> _THE PROBLEM_: Copy each line of the material below that includes the string "this".

> _DATA LISTING_:
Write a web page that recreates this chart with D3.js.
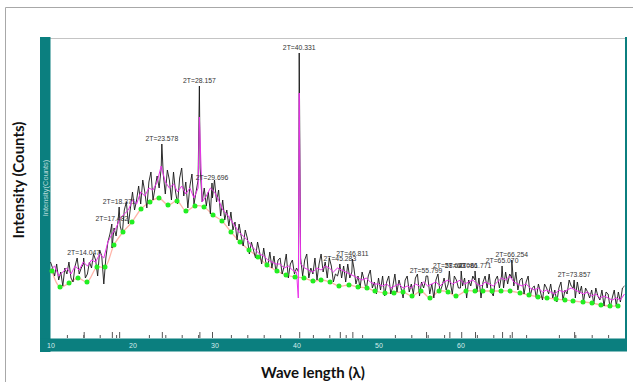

* * *

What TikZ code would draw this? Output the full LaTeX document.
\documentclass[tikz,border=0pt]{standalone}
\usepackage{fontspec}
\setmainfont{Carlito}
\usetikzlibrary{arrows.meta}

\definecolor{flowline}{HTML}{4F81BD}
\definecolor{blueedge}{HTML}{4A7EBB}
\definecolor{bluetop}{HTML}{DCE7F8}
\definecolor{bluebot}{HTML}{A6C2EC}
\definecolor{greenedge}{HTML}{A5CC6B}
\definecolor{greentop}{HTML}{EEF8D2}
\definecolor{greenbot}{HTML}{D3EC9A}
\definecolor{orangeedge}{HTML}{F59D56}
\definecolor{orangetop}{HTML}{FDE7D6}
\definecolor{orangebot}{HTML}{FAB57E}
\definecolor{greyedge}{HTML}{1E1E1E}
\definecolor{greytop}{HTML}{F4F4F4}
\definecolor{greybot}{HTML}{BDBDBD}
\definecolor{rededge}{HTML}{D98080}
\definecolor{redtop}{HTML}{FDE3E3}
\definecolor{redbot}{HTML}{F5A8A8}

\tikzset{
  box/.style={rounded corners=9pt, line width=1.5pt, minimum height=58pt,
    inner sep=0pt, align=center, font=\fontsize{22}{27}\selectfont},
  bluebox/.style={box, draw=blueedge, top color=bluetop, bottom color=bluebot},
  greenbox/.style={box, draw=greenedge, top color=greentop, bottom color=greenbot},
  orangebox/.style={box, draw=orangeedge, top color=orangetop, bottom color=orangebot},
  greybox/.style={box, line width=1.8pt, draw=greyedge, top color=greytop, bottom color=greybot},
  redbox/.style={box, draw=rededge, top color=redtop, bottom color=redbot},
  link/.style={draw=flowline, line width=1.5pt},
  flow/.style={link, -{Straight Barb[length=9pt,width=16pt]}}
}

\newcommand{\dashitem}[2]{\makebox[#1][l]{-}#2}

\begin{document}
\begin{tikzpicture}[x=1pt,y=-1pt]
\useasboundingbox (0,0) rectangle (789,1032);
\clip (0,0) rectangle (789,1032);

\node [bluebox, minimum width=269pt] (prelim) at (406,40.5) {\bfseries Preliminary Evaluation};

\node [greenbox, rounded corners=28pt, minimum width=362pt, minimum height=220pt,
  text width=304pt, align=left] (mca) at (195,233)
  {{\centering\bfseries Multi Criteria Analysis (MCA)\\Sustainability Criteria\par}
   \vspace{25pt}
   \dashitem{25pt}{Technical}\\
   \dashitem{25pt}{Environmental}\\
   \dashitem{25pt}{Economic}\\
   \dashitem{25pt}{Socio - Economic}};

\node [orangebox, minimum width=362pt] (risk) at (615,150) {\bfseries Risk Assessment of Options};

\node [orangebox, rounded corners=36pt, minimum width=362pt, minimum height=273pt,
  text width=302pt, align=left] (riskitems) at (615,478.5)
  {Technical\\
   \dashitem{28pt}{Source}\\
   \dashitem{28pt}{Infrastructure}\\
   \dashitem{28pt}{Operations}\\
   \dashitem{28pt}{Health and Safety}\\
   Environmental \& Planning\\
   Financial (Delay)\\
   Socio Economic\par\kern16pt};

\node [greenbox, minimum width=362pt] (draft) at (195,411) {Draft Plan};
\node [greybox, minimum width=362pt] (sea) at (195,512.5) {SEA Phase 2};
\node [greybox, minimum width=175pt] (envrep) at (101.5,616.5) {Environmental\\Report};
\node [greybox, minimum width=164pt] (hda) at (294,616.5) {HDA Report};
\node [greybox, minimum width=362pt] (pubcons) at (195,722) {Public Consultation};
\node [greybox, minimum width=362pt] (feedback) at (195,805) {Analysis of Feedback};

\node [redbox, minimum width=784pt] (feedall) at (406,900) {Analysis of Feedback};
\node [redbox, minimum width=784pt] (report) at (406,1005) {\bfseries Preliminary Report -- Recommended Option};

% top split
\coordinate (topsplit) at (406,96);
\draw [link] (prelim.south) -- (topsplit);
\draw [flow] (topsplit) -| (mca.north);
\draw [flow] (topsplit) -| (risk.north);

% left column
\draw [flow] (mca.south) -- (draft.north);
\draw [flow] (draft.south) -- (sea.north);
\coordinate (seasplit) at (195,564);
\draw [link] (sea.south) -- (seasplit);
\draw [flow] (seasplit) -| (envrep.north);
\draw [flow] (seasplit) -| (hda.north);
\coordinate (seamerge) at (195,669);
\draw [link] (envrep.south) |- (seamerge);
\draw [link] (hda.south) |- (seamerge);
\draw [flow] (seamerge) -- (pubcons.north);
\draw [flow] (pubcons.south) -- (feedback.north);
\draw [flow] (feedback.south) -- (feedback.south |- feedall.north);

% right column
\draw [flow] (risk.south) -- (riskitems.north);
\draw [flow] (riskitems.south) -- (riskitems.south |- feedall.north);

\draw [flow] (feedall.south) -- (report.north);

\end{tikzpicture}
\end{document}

> _CORRECT RESULT_:
Write a web page that recreates this chart with D3.js.
What TikZ code would draw this? Output the full LaTeX document.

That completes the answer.